RECORDED DATA:
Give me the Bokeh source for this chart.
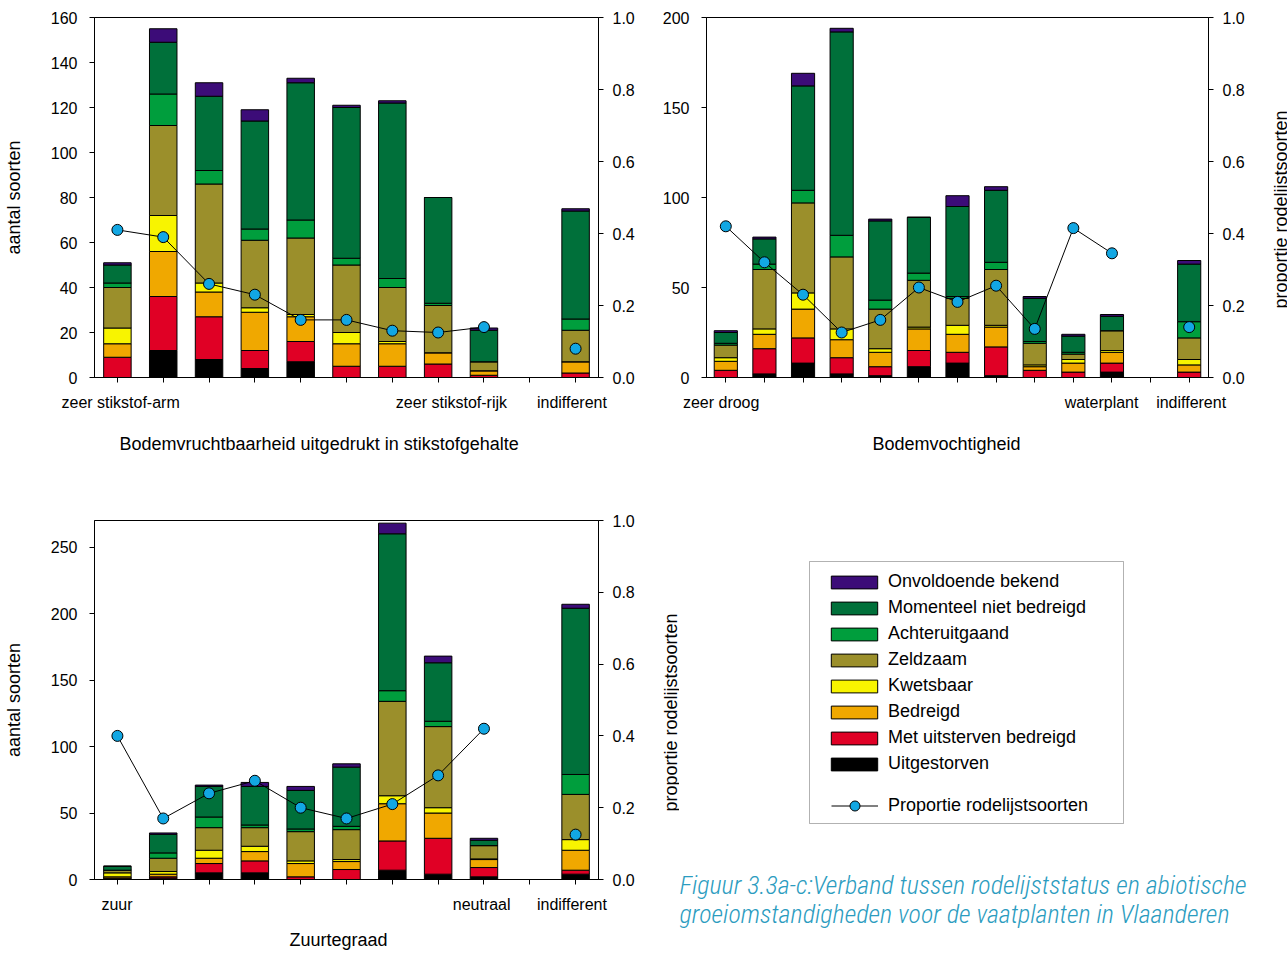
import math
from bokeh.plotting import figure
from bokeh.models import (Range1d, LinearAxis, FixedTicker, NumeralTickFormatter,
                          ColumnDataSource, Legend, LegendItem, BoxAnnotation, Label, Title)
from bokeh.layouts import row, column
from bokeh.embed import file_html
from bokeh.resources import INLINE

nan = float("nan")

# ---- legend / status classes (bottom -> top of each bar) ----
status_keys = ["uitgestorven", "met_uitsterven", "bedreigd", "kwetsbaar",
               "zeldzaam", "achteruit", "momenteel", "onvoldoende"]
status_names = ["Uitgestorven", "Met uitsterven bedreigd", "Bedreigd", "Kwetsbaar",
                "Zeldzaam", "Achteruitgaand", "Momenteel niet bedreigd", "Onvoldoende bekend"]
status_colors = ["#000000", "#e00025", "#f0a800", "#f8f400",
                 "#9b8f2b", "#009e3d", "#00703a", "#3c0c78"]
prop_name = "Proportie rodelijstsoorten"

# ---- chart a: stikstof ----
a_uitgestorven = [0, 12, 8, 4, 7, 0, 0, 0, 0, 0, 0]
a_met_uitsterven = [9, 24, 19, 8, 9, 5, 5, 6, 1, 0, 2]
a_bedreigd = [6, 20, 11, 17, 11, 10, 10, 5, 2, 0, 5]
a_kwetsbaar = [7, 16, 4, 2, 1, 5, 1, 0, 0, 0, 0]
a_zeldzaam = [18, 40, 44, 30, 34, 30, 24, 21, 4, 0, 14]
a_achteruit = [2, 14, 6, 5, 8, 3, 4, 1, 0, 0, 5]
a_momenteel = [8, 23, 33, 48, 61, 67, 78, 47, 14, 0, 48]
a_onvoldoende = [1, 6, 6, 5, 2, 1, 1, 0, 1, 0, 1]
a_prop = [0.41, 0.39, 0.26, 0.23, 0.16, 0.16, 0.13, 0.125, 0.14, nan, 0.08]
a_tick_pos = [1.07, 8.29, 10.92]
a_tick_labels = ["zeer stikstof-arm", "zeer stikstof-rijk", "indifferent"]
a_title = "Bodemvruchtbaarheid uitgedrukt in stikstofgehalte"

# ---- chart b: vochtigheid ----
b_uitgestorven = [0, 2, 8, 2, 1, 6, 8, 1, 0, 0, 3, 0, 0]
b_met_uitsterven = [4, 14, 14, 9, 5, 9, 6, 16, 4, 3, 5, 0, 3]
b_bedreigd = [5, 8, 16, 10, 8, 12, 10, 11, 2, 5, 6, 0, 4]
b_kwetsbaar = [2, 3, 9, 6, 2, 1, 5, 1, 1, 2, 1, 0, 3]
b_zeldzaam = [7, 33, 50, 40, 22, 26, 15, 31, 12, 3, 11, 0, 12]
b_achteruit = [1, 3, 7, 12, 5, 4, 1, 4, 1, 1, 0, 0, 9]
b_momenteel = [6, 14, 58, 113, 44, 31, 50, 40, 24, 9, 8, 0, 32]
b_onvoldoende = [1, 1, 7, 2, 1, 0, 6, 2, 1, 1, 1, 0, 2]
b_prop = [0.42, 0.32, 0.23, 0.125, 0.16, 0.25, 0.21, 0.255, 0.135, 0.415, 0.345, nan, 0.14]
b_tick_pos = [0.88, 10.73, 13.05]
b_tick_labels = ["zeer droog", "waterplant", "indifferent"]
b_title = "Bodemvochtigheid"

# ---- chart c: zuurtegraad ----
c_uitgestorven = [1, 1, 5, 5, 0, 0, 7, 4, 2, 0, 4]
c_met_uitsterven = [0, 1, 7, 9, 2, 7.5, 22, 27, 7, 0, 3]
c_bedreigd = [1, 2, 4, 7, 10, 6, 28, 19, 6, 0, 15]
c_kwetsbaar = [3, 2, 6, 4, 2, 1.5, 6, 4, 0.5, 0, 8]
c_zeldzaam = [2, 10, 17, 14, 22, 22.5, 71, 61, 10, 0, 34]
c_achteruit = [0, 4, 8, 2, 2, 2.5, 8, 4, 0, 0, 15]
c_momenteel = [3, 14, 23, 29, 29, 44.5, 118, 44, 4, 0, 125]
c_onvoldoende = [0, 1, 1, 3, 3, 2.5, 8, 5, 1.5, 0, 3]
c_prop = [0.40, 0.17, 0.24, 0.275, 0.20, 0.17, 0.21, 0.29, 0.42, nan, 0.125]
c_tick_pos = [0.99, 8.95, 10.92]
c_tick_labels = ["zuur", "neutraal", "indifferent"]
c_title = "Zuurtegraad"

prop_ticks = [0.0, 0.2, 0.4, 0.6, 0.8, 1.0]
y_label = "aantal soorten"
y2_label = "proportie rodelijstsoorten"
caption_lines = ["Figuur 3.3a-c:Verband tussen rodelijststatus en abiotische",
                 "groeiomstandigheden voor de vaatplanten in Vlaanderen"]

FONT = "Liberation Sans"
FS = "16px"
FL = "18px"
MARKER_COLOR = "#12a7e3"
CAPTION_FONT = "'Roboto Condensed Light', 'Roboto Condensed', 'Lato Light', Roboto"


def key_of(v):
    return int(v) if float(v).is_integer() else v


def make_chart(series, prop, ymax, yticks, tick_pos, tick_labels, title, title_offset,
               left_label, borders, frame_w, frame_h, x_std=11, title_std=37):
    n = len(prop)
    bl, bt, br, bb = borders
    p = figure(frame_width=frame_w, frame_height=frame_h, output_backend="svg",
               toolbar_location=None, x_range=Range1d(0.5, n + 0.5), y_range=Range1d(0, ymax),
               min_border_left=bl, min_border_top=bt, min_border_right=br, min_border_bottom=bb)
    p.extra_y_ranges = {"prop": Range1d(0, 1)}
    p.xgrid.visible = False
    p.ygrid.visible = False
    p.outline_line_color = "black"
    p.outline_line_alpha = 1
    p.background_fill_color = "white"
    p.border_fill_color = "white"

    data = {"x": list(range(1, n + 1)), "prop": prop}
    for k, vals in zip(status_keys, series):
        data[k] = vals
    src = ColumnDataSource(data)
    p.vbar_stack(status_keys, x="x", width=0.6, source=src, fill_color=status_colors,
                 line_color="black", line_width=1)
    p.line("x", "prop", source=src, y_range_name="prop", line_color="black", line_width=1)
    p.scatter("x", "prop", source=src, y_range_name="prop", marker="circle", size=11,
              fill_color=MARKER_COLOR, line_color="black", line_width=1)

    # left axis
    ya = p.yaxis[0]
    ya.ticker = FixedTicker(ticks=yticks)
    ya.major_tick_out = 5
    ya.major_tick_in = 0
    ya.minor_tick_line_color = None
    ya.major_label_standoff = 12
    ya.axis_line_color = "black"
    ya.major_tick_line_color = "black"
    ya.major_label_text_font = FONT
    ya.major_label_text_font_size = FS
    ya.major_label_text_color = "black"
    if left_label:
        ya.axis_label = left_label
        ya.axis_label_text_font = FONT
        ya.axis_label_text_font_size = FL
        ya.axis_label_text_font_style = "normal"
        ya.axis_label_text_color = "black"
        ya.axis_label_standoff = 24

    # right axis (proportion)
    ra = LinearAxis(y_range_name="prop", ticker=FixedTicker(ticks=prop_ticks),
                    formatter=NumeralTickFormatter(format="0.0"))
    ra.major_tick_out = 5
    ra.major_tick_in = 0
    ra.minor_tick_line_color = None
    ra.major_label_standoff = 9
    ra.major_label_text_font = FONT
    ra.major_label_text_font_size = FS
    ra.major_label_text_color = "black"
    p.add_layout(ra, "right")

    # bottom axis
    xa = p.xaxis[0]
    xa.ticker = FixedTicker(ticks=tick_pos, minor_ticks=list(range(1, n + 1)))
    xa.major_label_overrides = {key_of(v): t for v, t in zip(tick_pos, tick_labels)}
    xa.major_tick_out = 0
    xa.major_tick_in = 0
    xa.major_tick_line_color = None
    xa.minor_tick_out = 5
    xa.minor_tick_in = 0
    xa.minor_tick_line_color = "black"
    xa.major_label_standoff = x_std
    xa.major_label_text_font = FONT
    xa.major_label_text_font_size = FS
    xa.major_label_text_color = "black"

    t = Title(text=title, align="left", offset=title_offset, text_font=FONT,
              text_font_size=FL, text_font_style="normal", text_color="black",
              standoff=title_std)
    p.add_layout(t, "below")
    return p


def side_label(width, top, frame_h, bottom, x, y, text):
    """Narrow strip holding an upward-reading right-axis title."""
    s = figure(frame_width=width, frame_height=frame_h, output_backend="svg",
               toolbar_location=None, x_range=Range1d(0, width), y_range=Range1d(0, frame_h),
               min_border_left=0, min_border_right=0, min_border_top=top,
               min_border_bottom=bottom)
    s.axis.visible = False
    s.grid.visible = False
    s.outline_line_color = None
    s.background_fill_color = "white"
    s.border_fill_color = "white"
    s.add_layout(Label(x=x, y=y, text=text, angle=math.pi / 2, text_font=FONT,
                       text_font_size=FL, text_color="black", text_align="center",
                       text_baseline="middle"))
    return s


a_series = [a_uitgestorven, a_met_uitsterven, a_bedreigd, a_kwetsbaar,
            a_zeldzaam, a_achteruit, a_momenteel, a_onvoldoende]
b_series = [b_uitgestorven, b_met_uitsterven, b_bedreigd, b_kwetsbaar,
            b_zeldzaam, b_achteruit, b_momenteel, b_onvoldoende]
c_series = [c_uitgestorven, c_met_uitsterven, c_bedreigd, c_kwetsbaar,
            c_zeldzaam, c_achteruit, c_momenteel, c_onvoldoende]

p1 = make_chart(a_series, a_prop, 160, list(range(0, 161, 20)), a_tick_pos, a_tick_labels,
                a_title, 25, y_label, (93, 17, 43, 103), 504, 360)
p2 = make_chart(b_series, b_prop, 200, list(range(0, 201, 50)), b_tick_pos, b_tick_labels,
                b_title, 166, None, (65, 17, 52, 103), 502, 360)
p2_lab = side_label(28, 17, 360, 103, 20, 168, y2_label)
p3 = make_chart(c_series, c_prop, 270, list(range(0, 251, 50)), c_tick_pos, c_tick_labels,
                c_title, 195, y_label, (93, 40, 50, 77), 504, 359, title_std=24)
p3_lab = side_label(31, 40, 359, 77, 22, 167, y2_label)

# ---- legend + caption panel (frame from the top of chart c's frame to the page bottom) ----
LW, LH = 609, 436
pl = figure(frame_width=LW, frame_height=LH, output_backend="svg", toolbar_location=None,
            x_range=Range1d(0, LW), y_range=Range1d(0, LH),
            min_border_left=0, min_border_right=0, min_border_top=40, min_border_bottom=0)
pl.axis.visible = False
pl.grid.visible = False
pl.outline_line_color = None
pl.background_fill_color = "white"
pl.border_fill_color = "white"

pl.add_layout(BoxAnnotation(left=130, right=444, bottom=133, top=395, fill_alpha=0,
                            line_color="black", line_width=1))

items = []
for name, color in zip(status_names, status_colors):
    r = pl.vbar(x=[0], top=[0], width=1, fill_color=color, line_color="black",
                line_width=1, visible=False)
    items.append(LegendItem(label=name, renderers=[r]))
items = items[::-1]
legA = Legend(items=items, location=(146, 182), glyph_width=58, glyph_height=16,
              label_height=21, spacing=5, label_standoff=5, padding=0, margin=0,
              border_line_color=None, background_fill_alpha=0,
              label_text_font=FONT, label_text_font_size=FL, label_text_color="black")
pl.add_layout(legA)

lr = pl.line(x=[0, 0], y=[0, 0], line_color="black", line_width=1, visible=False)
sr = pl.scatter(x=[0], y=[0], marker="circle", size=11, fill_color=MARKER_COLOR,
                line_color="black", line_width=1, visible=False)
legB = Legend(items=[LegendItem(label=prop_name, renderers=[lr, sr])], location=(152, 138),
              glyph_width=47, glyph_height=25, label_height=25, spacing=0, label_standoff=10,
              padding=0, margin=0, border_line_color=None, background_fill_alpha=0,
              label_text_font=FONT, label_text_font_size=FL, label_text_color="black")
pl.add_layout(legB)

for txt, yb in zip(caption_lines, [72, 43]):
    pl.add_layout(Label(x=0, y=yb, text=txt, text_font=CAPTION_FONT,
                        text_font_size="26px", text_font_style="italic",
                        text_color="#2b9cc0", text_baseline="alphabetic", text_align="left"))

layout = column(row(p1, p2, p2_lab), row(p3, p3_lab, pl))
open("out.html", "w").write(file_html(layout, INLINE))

DIRECTIONS: Repeat the listing above up to and including the line with "from bokeh.resources import INLINE", starting from its first line. Drop any pictures.

CORRECT RESPONSE:
Give me the Bokeh source for this chart.
import math
from bokeh.plotting import figure
from bokeh.models import (Range1d, LinearAxis, FixedTicker, NumeralTickFormatter,
                          ColumnDataSource, Legend, LegendItem, BoxAnnotation, Label, Title)
from bokeh.layouts import row, column
from bokeh.embed import file_html
from bokeh.resources import INLINE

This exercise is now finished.